Prompts alone do not provide these guarantees.

Why do engineers push back on prompt-first AI designs?

Because prompts:

  • Are fragile
  • Change with model updates
  • Cannot enforce constraints reliably
  • Cannot own accountability

Experienced engineers prioritize systems that survive change, not clever shortcuts.

Does prompt engineering still matter?

Absolutely.

Prompt engineering matters as a tactical skill for:

  • Improving AI output quality
  • Reducing ambiguity
  • Enhancing usability

It just doesn’t replace architecture, governance, or engineering discipline.

What roles should handle prompt design in enterprises?

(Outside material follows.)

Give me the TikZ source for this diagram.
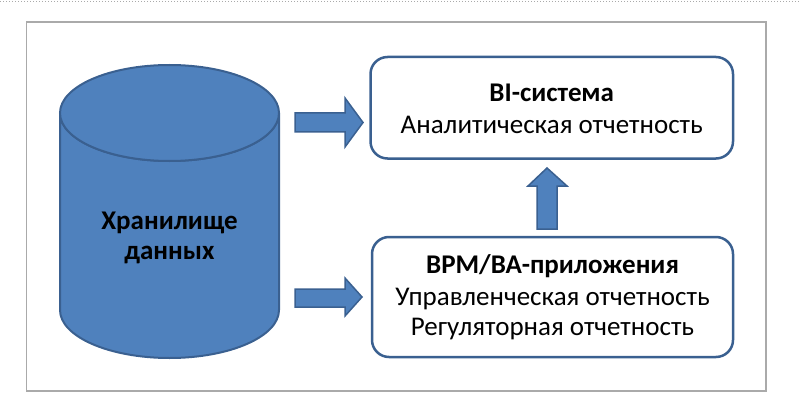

Prompt design typically belongs within:

  • Software engineering teams
  • AI/ML engineering teams
  • Architects
  • Product teams working with engineers

Ownership should remain with teams responsible for system outcomes.

What happens when AI behavior changes due to a prompt?

If systems are poorly designed, no one can explain or audit the decision.

Enterprise-grade systems ensure:

  • Prompt usage is logged
  • Decisions are traceable
  • Responsibility is clearly assigned

This protects both the business and its leaders.

What is the biggest misconception about prompt engineering?

That writing better prompts is enough to make AI production-ready.

In reality, success depends on:

  • Architecture
  • Security
  • Observability
  • Cost control
  • Human accountability

Prompts assist systems. They do not replace them.

How should enterprises think about prompts instead?

Prompts should be treated as:

  • Configurable inputs
  • Replaceable components
  • Testable artifacts
  • One layer within a governed system

That framing enables flexibility without sacrificing control.